OUTPUTS model Model structure with following additional fields: .inchi Structure containing four m x 1 cell array’s of

IUPAC InChI strings for metabolites, with varying levels of structural detail.

.pKa m x 1 structure containing metabolite pKa values

estimated with ChemAxon’s Calculator Plugins.

.pseudoisomers p x 4 matrix with the following columns:

1. Metabolite index.

2. Estimated pseudoisomer standard Gibbs energy.

3. Number of hydrogen atoms in pseudoisomer chemical formula. 4. Charge on pseudoisomer.

WRITTEN OUTPUTS MetStructures.sdf An SDF containing all structures input to the

component contribution method for estimation of standard Gibbs energies.

Ronan M. T. Fleming, Sept. 2012 Version 1.0 Hulda S. H., Dec. 2012 Version 2.0

webCGMtoTabDelimitedFile(model, webCGMoutputFile, gcmMetList)

Parses a webCGM output file and prepare a tab delimited file with group contribution data mapped to the metabolite abbreviations in the given model.

Parses webCGM output file and creates an input file for createGroupContributionStruct.m

USAGE

webCGMtoTabDelimitedFile (model, webCGMoutputFile, gcmMetList)

INPUTS

• model – structure with fields:

  • model.S - m x n, stoichiometric matrix

  • model.mets - m x 1, cell array of metabolite abbreviations

  • model.metFormulas - m x 1, cell array of metabolite formulae

• webCGMoutputFile – filename of output from webCG server

• metList – m x 1, cell array of metabolite ID for metabolites in webCGMoutputFile.

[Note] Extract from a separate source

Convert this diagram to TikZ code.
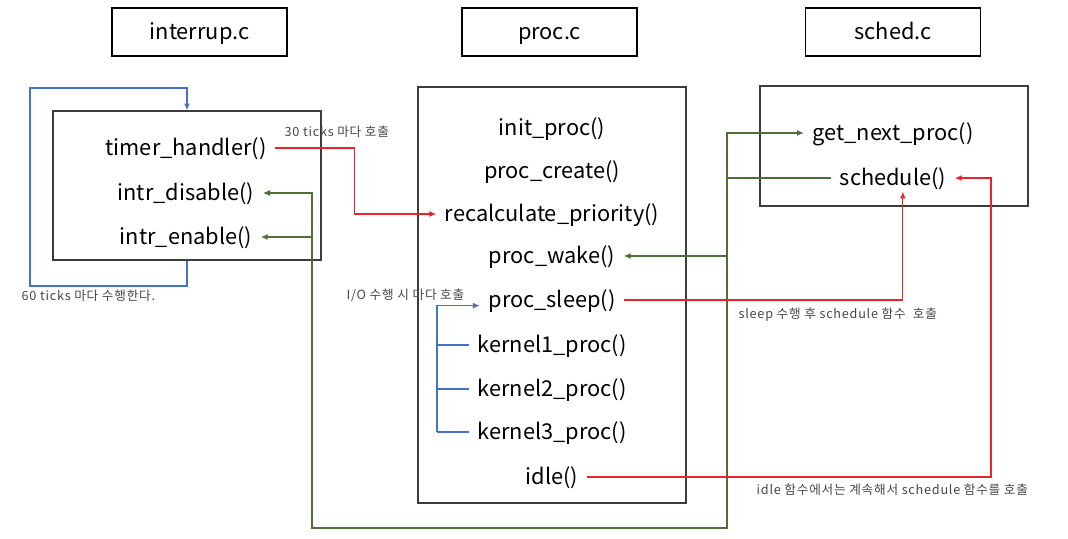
\documentclass[tikz,border=0pt]{standalone}
\usepackage{fontspec}
\setmainfont{Noto Sans CJK KR}
\newfontfamily\notefont{Noto Sans CJK KR}[LetterSpace=6]
\usetikzlibrary{arrows.meta,positioning,calc}
\definecolor{linkblue}{HTML}{4472C4}
\definecolor{callred}{HTML}{E8262A}
\definecolor{wiregreen}{HTML}{4F6F3A}
\definecolor{boxgray}{HTML}{3C3C3C}
\definecolor{notegray}{HTML}{474747}

\begin{document}
\begin{tikzpicture}[x=0.025cm,y=-0.025cm,
  filebox/.style={draw=black,line width=1.3pt,minimum width=4.375cm,minimum height=1.2cm,
    font=\fontsize{15.5}{18}\selectfont,text height=12.5pt,text depth=2.5pt},
  srcbox/.style={draw=boxgray,line width=0.9pt,minimum width=6.7cm},
  fn/.style={font=\fontsize{15.5}{18}\selectfont,inner xsep=6pt,inner ysep=2pt,
    text height=12.5pt,text depth=2.5pt},
  note/.style={font=\notefont\fontsize{9}{10}\selectfont,text=notegray,inner sep=1pt,anchor=west},
  tip/.style={-{Latex[length=1.7mm,width=1.5mm]}},
  bluearr/.style={tip,draw=linkblue,line width=0.85pt},
  blueline/.style={draw=linkblue,line width=0.85pt},
  redarr/.style={tip,draw=callred,line width=0.85pt},
  wirearr/.style={tip,draw=wiregreen,line width=0.85pt},
  wireline/.style={draw=wiregreen,line width=0.85pt}
]
\useasboundingbox (0,0) rectangle (1068,539);
% file titles
\node[filebox] (tInt) at (199.5,32) {interrup.c};
\node[filebox] (tProc) at (549.5,32) {proc.c};
\node[filebox] (tSched) at (893,32) {sched.c};
% source boxes
\node[srcbox,minimum height=3.725cm] (bInt) at (187,185.5) {};
\node[srcbox,minimum height=10.4cm] (bProc) at (552,295) {};
\node[srcbox,minimum height=3.0cm] (bSched) at (894,146) {};
% interrup.c
\node[fn] (th) at (186,148) {timer\_handler()};
\node[fn] (id) at (186,193) {intr\_disable()};
\node[fn] (ie) at (186,237) {intr\_enable()};
% proc.c
\node[fn] (ip) at (552,128) {init\_proc()};
\node[fn] (pc) at (552,171) {proc\_create()};
\node[fn] (rp) at (552,214) {recalculate\_priority()};
\node[fn] (pw) at (552,256) {proc\_wake()};
\node[fn] (ps) at (552,300) {proc\_sleep()};
\node[fn] (k1) at (552,345) {kernel1\_proc()};
\node[fn] (k2) at (552,389) {kernel2\_proc()};
\node[fn] (k3) at (552,432) {kernel3\_proc()};
\node[fn] (idl) at (552,477) {idle()};
% sched.c
\node[fn] (gn) at (893,133) {get\_next\_proc()};
\node[fn] (sc) at (893,178) {schedule()};
% timer loop
\coordinate (loopA) at (30,286);
\coordinate (loopB) at (30,88);
\draw[bluearr] (bInt.south) |- (loopA) -- (loopB) -| (bInt.north);
\node[note] (nLoop) at (20,296) {60 ticks 마다 수행한다.};
% timer -> recalculate
\draw[redarr] (th.east) -- ++(79,0) |- (rp.west);
\node[note] (nTimer) at (283,132) {30 ticks 마다 호출};
% schedule wiring
\coordinate (gR) at (727,528);
\coordinate (gL) at (312,528);
\draw[wirearr] (sc.west) -| (gR) -- (gL) |- (id.east);
\draw[wirearr] (gL |- ie.east) -- (ie.east);
\draw[wirearr] (gR |- pw.east) -- (pw.east);
\draw[wirearr] (gR |- sc.west) |- (gn.west);
% sleep -> schedule
\draw[redarr] (ps.east) -| ([xshift=7pt]sc.south);
\node[note] (nSleep) at (737,315) {sleep 수행 후 schedule 함수 \ 호출};
% idle -> schedule
\draw[redarr] (idl.east) -| ($(sc.east)+(36,0)$) -- (sc.east);
\node[note] (nIdle) at (755,490) {idle 함수에서는 계속해서 schedule 함수를 호출};
% I/O calls
\coordinate (ioL) at (437,0);
\draw[bluearr] (k3.west -| ioL) |- ([yshift=-4pt]ps.west);
\draw[blueline] (ioL |- k1.west) -- (k1.west);
\draw[blueline] (ioL |- k2.west) -- (k2.west);
\draw[blueline] (ioL |- k3.west) -- (k3.west);
\node[note] (nIO) at (345,295) {I/O 수행 시 마다 호출};
\end{tikzpicture}
\end{document}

Metabolite order must be the same in metList and webGCMoutputFile.

OUTPUT

gc_data_webCGM.txt – tab delimited text file with group contribution data for createGroupContributionStruct.m. The first two text columns in both files should correspond to: abbreviation, formulaMarvin, the next three columns in both files should correspond to: delta_G_formation, delta_G_formation_Uncertainty, chargeMarvin.

Note

By default, any group contribution data for metabolites with underdefined formulae ( e.g. R group), are ignored, even if there is group contribution data available for this metabolite.